-- Start of DATASET RECORDS --
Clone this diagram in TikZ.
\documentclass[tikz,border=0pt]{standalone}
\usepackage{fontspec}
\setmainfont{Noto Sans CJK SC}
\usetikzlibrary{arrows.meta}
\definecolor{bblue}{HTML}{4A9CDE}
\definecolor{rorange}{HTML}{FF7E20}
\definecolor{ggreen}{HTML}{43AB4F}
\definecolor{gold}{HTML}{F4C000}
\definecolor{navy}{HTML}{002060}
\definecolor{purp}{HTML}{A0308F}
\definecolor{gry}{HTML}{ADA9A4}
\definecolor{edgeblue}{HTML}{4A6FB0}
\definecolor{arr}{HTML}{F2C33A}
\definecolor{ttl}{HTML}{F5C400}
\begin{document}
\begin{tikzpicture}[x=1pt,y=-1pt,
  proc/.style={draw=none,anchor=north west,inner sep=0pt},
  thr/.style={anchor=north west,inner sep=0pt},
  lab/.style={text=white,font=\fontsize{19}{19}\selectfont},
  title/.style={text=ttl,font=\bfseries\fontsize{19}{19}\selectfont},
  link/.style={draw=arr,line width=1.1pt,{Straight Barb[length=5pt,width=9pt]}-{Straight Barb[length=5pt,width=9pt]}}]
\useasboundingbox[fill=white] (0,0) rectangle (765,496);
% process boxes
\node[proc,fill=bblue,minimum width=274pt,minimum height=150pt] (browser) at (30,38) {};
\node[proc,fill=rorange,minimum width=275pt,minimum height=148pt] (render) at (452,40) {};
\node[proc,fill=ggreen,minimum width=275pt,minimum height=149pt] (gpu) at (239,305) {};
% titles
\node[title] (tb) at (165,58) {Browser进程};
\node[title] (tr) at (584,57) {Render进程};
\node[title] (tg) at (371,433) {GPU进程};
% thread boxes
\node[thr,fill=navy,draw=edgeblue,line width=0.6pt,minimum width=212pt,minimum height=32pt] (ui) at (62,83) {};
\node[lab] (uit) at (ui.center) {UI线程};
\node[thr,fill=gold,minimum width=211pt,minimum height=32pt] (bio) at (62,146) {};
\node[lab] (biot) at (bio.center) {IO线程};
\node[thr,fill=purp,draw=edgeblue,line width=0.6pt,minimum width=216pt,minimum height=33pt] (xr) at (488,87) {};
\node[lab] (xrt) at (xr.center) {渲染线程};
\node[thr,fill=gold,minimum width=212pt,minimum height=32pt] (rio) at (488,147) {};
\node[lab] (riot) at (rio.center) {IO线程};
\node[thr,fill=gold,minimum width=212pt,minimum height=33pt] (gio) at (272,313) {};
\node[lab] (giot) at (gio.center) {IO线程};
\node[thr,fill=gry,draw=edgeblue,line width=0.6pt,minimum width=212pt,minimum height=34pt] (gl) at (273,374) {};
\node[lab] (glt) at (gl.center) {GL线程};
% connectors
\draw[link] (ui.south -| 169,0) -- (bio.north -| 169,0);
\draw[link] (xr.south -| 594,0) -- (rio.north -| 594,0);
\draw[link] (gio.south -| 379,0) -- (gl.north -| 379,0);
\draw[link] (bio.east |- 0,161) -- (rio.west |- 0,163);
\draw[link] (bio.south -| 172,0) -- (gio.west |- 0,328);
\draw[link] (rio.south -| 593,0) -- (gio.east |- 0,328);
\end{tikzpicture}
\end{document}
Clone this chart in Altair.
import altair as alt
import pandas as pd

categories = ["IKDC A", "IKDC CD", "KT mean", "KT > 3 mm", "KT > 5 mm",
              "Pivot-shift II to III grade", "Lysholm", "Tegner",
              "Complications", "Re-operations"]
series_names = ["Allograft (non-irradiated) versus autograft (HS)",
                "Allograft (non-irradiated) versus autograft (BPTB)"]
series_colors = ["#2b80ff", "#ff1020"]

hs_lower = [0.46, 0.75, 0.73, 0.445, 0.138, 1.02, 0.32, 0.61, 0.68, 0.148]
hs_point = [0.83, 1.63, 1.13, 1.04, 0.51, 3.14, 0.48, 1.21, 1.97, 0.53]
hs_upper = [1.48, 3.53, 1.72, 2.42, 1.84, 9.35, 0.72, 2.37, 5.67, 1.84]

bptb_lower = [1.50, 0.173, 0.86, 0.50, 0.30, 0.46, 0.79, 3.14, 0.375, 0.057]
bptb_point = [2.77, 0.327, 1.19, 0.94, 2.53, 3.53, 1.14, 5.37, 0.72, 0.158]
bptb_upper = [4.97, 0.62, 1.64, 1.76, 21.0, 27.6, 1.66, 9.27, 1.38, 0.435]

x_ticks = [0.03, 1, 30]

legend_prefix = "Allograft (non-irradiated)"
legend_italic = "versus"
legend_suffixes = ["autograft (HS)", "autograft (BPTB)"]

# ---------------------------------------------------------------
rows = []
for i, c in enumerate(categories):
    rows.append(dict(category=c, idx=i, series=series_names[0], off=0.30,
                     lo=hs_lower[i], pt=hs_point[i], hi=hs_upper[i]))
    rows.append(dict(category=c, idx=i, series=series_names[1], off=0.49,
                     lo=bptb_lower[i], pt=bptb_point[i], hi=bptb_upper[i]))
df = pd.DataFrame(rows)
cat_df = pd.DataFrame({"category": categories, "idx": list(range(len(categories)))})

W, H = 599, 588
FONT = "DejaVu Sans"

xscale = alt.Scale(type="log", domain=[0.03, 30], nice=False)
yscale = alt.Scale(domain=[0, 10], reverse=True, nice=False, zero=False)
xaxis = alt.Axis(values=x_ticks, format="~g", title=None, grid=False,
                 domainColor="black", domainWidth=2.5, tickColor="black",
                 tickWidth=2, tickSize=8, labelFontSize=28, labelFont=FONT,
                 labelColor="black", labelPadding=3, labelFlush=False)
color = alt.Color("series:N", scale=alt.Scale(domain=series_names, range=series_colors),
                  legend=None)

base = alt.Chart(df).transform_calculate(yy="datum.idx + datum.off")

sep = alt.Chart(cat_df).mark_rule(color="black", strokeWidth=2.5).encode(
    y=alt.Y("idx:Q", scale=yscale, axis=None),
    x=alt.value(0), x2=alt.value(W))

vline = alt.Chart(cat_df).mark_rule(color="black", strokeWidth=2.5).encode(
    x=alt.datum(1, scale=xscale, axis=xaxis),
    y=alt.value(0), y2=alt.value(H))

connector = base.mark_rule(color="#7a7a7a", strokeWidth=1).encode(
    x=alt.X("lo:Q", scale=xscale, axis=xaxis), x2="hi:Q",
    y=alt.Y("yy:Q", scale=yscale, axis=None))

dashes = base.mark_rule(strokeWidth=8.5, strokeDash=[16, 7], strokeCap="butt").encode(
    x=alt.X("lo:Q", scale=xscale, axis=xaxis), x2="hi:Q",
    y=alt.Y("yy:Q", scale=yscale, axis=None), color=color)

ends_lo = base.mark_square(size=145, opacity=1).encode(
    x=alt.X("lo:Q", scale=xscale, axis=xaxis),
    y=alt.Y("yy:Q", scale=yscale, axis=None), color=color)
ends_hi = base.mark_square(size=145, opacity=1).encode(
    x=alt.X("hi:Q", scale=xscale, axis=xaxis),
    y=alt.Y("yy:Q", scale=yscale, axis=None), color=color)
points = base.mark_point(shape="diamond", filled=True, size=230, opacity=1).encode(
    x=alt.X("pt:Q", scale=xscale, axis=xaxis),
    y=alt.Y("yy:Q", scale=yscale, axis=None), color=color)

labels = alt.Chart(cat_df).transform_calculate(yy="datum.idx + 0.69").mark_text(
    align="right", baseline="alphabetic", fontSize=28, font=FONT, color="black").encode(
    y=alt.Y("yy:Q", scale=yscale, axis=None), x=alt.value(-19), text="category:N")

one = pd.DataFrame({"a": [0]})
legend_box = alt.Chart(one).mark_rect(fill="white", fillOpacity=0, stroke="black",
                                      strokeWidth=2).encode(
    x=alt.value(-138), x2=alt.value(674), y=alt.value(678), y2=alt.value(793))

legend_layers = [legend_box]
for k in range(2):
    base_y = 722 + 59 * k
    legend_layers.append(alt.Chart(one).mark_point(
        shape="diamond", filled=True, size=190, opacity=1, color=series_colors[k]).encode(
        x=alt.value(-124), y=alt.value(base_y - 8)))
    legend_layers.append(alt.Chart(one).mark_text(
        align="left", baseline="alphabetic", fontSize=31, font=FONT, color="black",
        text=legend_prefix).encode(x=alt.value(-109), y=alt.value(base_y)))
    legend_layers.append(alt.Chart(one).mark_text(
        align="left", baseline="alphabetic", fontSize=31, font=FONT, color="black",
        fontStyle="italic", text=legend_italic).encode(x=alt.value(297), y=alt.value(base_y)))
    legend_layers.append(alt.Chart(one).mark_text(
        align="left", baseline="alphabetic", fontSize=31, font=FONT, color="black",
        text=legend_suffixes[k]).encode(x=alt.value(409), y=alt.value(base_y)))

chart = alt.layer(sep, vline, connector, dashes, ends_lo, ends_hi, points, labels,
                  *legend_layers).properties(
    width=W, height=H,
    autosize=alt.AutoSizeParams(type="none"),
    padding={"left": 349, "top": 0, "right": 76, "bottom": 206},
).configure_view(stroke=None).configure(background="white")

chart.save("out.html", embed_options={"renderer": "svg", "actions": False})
-- End of DATASET RECORDS --
Output exactly the lines running from the line containing "Clone this chart in Altair." through the line containing "import pandas as pd", and only those lines.

[ANSWER BELOW]
Clone this chart in Altair.
import altair as alt
import pandas as pd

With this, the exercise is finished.